Pull MM updates from Andrew Morton:
"__vmalloc()/kvmalloc() and no-block support" (Uladzislau Rezki)
Rework the vmalloc() code to support non-blocking allocations
(GFP_ATOIC, GFP_NOWAIT)
"ksm: fix exec/fork inheritance" (xu xin)
Fix a rare case where the KSM MMF_VM_MERGE_ANY prctl state is not
inherited across fork/exec
"mm/zswap: misc cleanup of code and documentations" (SeongJae Park)
Some light maintenance work on the zswap code
"mm/page_owner: add debugfs files 'show_handles' and 'show_stacks_handles'" (Mauricio Faria de Oliveira)
Enhance the /sys/kernel/debug/page_owner debug feature by adding
unique identifiers to differentiate the various stack traces so
that userspace monitoring tools can better match stack traces over
time
"mm/page_alloc: pcp->batch cleanups" (Joshua Hahn)

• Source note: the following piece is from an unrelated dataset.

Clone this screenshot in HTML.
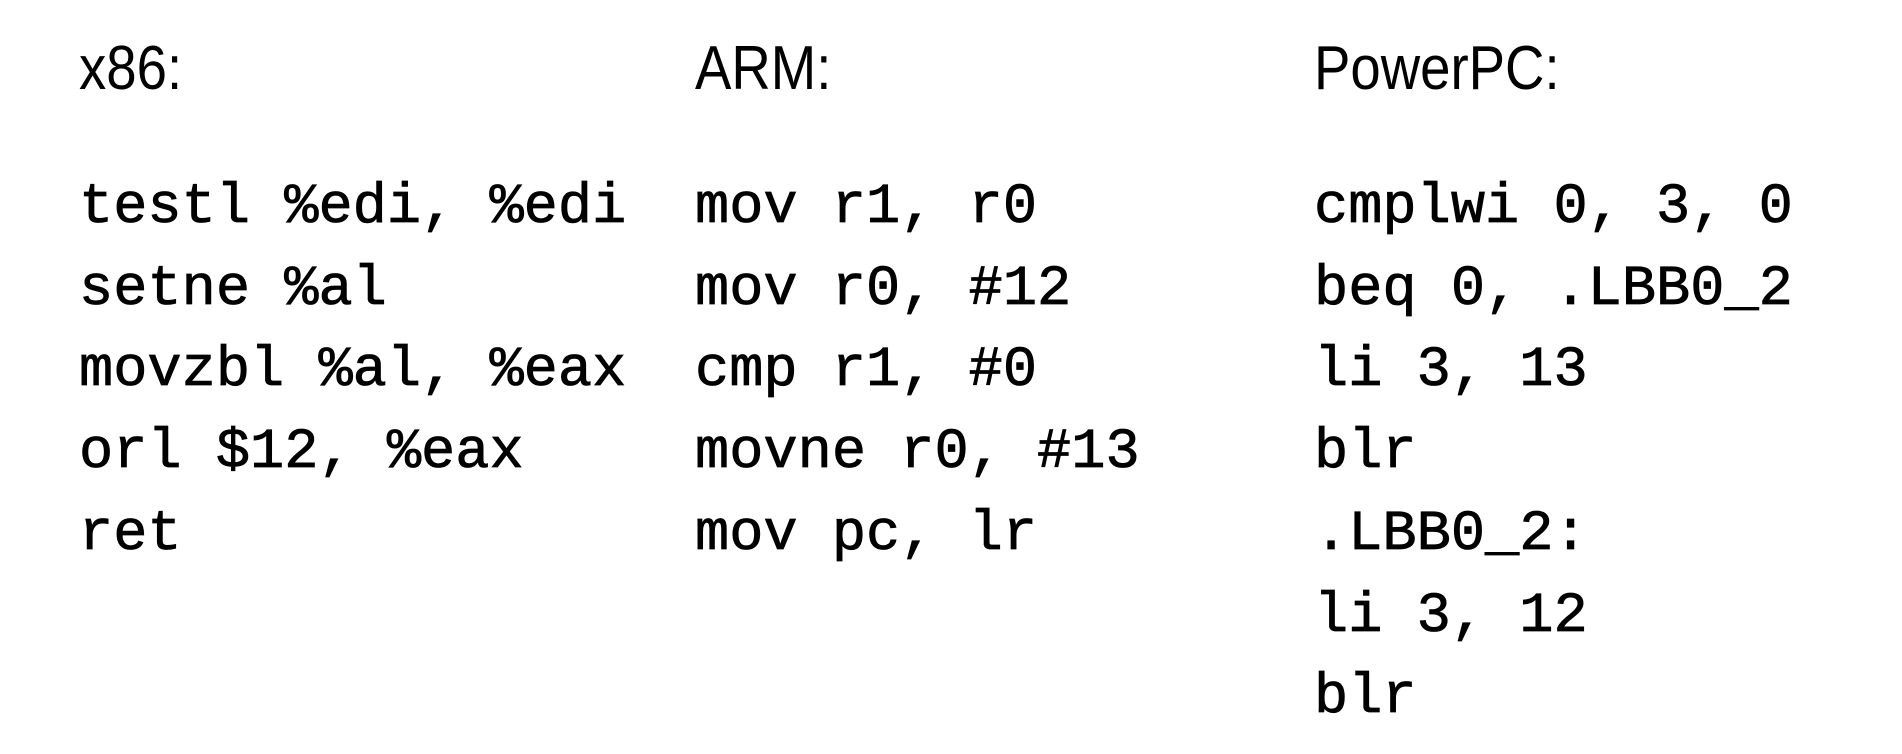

Minor alterations to the page allocator's per-cpu-pages feature
"Improve UFFDIO_MOVE scalability by removing anon_vma lock" (Lokesh Gidra)
Address a scalability issue in userfaultfd's UFFDIO_MOVE operation
"kasan: cleanups for kasan_enabled() checks" (Sabyrzhan Tasbolatov)
"drivers/base/node: fold node register and unregister functions" (Donet Tom)
Clean up the NUMA node handling code a little
"mm: some optimizations for prot numa" (Kefeng Wang)
Cleanups and small optimizations to the NUMA allocation hinting
code
"mm/page_alloc: Batch callers of free_pcppages_bulk" (Joshua Hahn)
Address long lock hold times at boot on large machines. These were
causing (harmless) softlockup warnings
"optimize the logic for handling dirty file folios during reclaim" (Baolin Wang)
Remove some now-unnecessary work from page reclaim
"mm/damon: allow DAMOS auto-tuned for per-memcg per-node memory usage" (SeongJae Park)
Enhance the DAMOS auto-tuning feature
"mm/damon: fixes for address alignment issues in DAMON_LRU_SORT and DAMON_RECLAIM" (Quanmin Yan)
Fix DAMON_LRU_SORT and DAMON_RECLAIM with certain userspace
configuration
"expand mmap_prepare functionality, port more users" (Lorenzo Stoakes)
Enhance the new(ish) file_operations.mmap_prepare() method and port
additional callsites from the old ->mmap() over to ->mmap_prepare()
"Fix stale IOTLB entries for kernel address space" (Lu Baolu)
Fix a bug (and possible security issue on non-x86) in the IOMMU
code. In some situations the IOMMU could be left hanging onto a
stale kernel pagetable entry
"mm/huge_memory: cleanup __split_unmapped_folio()" (Wei Yang)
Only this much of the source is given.